Stated task => Pictures stay out of the copy; set down each line of the listing below exactly.

——

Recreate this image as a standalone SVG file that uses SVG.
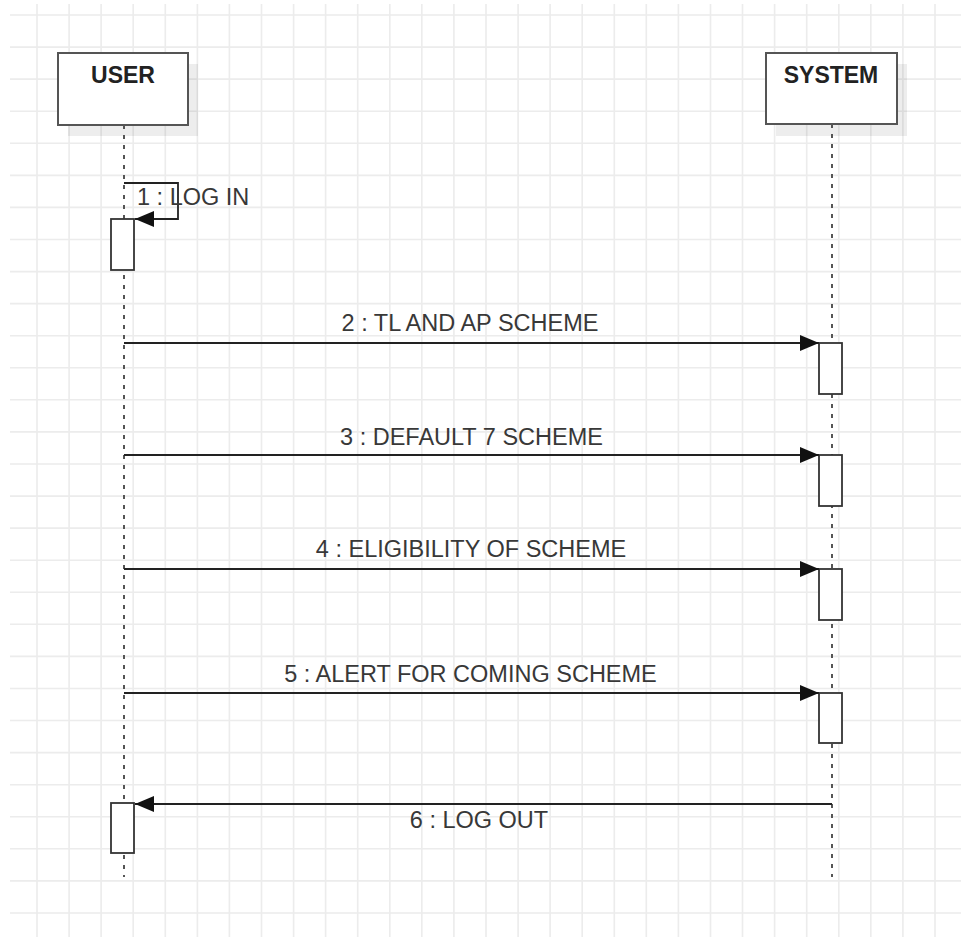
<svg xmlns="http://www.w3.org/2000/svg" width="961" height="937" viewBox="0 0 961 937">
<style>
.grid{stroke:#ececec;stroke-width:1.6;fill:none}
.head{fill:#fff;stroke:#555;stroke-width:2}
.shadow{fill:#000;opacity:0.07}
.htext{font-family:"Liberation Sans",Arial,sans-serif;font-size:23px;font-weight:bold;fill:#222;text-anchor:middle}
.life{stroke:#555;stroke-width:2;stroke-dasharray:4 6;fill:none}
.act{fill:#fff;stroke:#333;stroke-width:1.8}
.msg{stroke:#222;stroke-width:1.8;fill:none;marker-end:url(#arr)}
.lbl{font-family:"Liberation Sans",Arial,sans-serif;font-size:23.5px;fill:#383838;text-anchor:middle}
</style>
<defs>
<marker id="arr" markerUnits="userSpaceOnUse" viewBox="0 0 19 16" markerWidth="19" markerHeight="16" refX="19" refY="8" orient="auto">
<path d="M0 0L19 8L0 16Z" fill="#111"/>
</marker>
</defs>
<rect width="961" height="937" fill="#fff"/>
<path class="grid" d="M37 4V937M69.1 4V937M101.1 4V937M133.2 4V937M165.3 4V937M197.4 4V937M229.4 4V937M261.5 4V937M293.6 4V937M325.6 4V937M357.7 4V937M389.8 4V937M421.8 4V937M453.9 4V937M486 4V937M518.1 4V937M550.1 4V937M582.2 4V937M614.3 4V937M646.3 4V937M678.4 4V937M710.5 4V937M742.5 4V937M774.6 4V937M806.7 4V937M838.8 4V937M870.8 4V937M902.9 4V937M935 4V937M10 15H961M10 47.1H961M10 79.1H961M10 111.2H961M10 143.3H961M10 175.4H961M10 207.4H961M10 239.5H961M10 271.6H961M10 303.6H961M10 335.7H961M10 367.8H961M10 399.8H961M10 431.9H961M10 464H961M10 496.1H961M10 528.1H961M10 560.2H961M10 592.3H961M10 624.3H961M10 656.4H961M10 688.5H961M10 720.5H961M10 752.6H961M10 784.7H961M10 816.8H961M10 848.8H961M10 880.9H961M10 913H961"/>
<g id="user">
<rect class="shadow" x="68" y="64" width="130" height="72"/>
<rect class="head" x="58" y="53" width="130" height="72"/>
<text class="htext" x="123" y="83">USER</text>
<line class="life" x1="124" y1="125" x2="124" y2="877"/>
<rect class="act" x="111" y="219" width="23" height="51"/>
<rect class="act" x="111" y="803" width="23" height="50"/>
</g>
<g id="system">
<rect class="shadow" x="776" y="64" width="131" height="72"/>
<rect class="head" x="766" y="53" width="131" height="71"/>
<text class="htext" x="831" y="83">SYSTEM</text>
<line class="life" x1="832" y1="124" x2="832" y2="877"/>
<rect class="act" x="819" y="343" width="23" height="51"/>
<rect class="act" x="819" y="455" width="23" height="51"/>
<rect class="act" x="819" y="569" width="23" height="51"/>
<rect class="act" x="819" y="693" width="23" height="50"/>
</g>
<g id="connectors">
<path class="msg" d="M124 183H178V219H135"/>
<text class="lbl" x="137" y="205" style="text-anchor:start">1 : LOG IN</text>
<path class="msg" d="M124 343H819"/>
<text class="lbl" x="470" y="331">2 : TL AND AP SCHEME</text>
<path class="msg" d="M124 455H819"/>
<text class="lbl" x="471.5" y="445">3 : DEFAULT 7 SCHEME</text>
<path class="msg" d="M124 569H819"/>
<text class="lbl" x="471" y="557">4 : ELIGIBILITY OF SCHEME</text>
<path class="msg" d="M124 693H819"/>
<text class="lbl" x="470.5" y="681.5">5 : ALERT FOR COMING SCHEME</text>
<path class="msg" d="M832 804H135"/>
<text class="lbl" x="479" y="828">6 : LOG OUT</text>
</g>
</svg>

——

Solution for this task =>
Recreate this image as a standalone SVG file that uses SVG.
<svg xmlns="http://www.w3.org/2000/svg" width="961" height="937" viewBox="0 0 961 937">
<style>
.grid{stroke:#ececec;stroke-width:1.6;fill:none}
.head{fill:#fff;stroke:#555;stroke-width:2}
.shadow{fill:#000;opacity:0.07}
.htext{font-family:"Liberation Sans",Arial,sans-serif;font-size:23px;font-weight:bold;fill:#222;text-anchor:middle}
.life{stroke:#555;stroke-width:2;stroke-dasharray:4 6;fill:none}
.act{fill:#fff;stroke:#333;stroke-width:1.8}
.msg{stroke:#222;stroke-width:1.8;fill:none;marker-end:url(#arr)}
.lbl{font-family:"Liberation Sans",Arial,sans-serif;font-size:23.5px;fill:#383838;text-anchor:middle}
</style>
<defs>
<marker id="arr" markerUnits="userSpaceOnUse" viewBox="0 0 19 16" markerWidth="19" markerHeight="16" refX="19" refY="8" orient="auto">
<path d="M0 0L19 8L0 16Z" fill="#111"/>
</marker>
</defs>
<rect width="961" height="937" fill="#fff"/>
<path class="grid" d="M37 4V937M69.1 4V937M101.1 4V937M133.2 4V937M165.3 4V937M197.4 4V937M229.4 4V937M261.5 4V937M293.6 4V937M325.6 4V937M357.7 4V937M389.8 4V937M421.8 4V937M453.9 4V937M486 4V937M518.1 4V937M550.1 4V937M582.2 4V937M614.3 4V937M646.3 4V937M678.4 4V937M710.5 4V937M742.5 4V937M774.6 4V937M806.7 4V937M838.8 4V937M870.8 4V937M902.9 4V937M935 4V937M10 15H961M10 47.1H961M10 79.1H961M10 111.2H961M10 143.3H961M10 175.4H961M10 207.4H961M10 239.5H961M10 271.6H961M10 303.6H961M10 335.7H961M10 367.8H961M10 399.8H961M10 431.9H961M10 464H961M10 496.1H961M10 528.1H961M10 560.2H961M10 592.3H961M10 624.3H961M10 656.4H961M10 688.5H961M10 720.5H961M10 752.6H961M10 784.7H961M10 816.8H961M10 848.8H961M10 880.9H961M10 913H961"/>
<g id="user">
<rect class="shadow" x="68" y="64" width="130" height="72"/>
<rect class="head" x="58" y="53" width="130" height="72"/>
<text class="htext" x="123" y="83">USER</text>
<line class="life" x1="124" y1="125" x2="124" y2="877"/>
<rect class="act" x="111" y="219" width="23" height="51"/>
<rect class="act" x="111" y="803" width="23" height="50"/>
</g>
<g id="system">
<rect class="shadow" x="776" y="64" width="131" height="72"/>
<rect class="head" x="766" y="53" width="131" height="71"/>
<text class="htext" x="831" y="83">SYSTEM</text>
<line class="life" x1="832" y1="124" x2="832" y2="877"/>
<rect class="act" x="819" y="343" width="23" height="51"/>
<rect class="act" x="819" y="455" width="23" height="51"/>
<rect class="act" x="819" y="569" width="23" height="51"/>
<rect class="act" x="819" y="693" width="23" height="50"/>
</g>
<g id="connectors">
<path class="msg" d="M124 183H178V219H135"/>
<text class="lbl" x="137" y="205" style="text-anchor:start">1 : LOG IN</text>
<path class="msg" d="M124 343H819"/>
<text class="lbl" x="470" y="331">2 : TL AND AP SCHEME</text>
<path class="msg" d="M124 455H819"/>
<text class="lbl" x="471.5" y="445">3 : DEFAULT 7 SCHEME</text>
<path class="msg" d="M124 569H819"/>
<text class="lbl" x="471" y="557">4 : ELIGIBILITY OF SCHEME</text>
<path class="msg" d="M124 693H819"/>
<text class="lbl" x="470.5" y="681.5">5 : ALERT FOR COMING SCHEME</text>
<path class="msg" d="M832 804H135"/>
<text class="lbl" x="479" y="828">6 : LOG OUT</text>
</g>
</svg>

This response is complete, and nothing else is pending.